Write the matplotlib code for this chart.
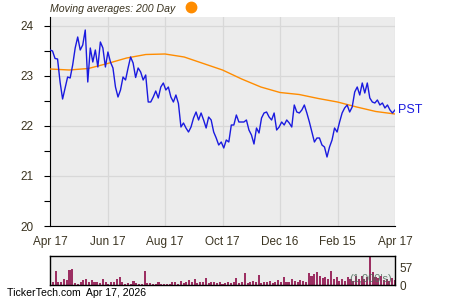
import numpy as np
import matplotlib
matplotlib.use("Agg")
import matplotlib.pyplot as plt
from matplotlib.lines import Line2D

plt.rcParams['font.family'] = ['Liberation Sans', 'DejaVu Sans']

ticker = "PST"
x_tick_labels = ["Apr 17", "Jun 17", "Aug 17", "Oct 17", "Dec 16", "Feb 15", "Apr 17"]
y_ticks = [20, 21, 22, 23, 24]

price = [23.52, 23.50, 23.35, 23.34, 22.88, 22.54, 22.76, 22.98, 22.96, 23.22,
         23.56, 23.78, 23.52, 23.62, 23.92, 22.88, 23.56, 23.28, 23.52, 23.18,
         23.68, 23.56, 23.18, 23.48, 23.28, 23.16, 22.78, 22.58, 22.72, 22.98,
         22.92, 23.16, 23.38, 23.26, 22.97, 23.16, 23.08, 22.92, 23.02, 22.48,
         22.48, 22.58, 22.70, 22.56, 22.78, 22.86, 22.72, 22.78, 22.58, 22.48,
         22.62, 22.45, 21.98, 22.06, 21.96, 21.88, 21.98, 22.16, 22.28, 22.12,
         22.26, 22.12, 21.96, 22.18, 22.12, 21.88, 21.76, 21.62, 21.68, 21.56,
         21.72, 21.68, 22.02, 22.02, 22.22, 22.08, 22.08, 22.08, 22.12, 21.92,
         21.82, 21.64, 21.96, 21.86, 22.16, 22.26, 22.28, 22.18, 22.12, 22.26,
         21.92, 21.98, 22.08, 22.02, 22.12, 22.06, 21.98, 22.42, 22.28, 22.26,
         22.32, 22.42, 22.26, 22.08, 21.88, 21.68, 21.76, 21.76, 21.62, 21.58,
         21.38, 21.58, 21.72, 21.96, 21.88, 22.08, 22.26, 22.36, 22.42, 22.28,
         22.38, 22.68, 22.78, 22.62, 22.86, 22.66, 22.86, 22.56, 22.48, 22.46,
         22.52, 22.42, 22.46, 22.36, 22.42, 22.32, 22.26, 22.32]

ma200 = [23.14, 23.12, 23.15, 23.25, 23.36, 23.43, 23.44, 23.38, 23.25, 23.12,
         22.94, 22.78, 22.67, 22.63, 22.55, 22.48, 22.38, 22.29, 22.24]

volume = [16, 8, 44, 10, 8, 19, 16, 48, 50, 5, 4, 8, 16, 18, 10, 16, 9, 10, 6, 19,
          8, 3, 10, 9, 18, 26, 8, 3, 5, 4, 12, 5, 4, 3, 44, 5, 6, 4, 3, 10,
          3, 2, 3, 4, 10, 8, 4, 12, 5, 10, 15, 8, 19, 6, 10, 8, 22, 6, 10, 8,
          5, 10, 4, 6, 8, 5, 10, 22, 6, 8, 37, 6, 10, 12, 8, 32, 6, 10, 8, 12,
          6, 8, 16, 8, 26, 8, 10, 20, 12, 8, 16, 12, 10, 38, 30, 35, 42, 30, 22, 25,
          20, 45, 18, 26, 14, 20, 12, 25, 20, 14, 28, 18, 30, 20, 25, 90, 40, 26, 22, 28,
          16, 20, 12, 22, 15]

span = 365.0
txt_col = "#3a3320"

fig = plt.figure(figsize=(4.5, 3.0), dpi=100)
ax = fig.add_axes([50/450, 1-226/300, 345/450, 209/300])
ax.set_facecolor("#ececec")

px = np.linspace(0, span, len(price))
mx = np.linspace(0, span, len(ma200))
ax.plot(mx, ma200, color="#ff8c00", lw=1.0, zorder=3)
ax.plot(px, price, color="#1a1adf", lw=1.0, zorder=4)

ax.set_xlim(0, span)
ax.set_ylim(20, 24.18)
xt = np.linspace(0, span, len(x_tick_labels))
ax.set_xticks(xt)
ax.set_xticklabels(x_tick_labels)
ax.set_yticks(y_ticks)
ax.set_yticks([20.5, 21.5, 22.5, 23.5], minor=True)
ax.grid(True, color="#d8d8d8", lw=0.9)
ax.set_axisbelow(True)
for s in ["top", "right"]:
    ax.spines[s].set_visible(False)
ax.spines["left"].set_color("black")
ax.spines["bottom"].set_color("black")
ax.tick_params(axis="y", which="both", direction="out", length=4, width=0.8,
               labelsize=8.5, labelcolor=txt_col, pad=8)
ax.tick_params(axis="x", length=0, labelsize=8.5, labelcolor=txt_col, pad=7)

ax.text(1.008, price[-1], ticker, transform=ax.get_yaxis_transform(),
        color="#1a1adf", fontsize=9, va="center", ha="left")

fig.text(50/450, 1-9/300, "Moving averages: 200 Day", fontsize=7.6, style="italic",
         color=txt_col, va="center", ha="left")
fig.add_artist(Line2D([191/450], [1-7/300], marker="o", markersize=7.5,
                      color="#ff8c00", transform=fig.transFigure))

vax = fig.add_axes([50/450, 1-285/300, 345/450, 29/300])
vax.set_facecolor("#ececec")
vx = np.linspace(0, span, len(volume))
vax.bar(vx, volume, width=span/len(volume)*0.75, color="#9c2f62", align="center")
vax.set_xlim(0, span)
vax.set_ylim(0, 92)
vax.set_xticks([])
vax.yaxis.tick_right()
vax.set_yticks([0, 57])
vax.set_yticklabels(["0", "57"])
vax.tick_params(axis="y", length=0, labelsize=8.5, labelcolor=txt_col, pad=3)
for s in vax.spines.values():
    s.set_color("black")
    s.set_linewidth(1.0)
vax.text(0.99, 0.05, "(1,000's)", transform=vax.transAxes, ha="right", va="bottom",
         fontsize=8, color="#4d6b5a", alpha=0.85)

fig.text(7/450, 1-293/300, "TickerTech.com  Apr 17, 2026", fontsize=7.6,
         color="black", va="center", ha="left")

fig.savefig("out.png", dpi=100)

** Your goal **
Return the material line for line, from its beginning to the line that contains "y_ticks = [20, 21, 22, 23, 24]", with the pictures left out.

** Response for this exercise **
Write the matplotlib code for this chart.
import numpy as np
import matplotlib
matplotlib.use("Agg")
import matplotlib.pyplot as plt
from matplotlib.lines import Line2D

plt.rcParams['font.family'] = ['Liberation Sans', 'DejaVu Sans']

ticker = "PST"
x_tick_labels = ["Apr 17", "Jun 17", "Aug 17", "Oct 17", "Dec 16", "Feb 15", "Apr 17"]
y_ticks = [20, 21, 22, 23, 24]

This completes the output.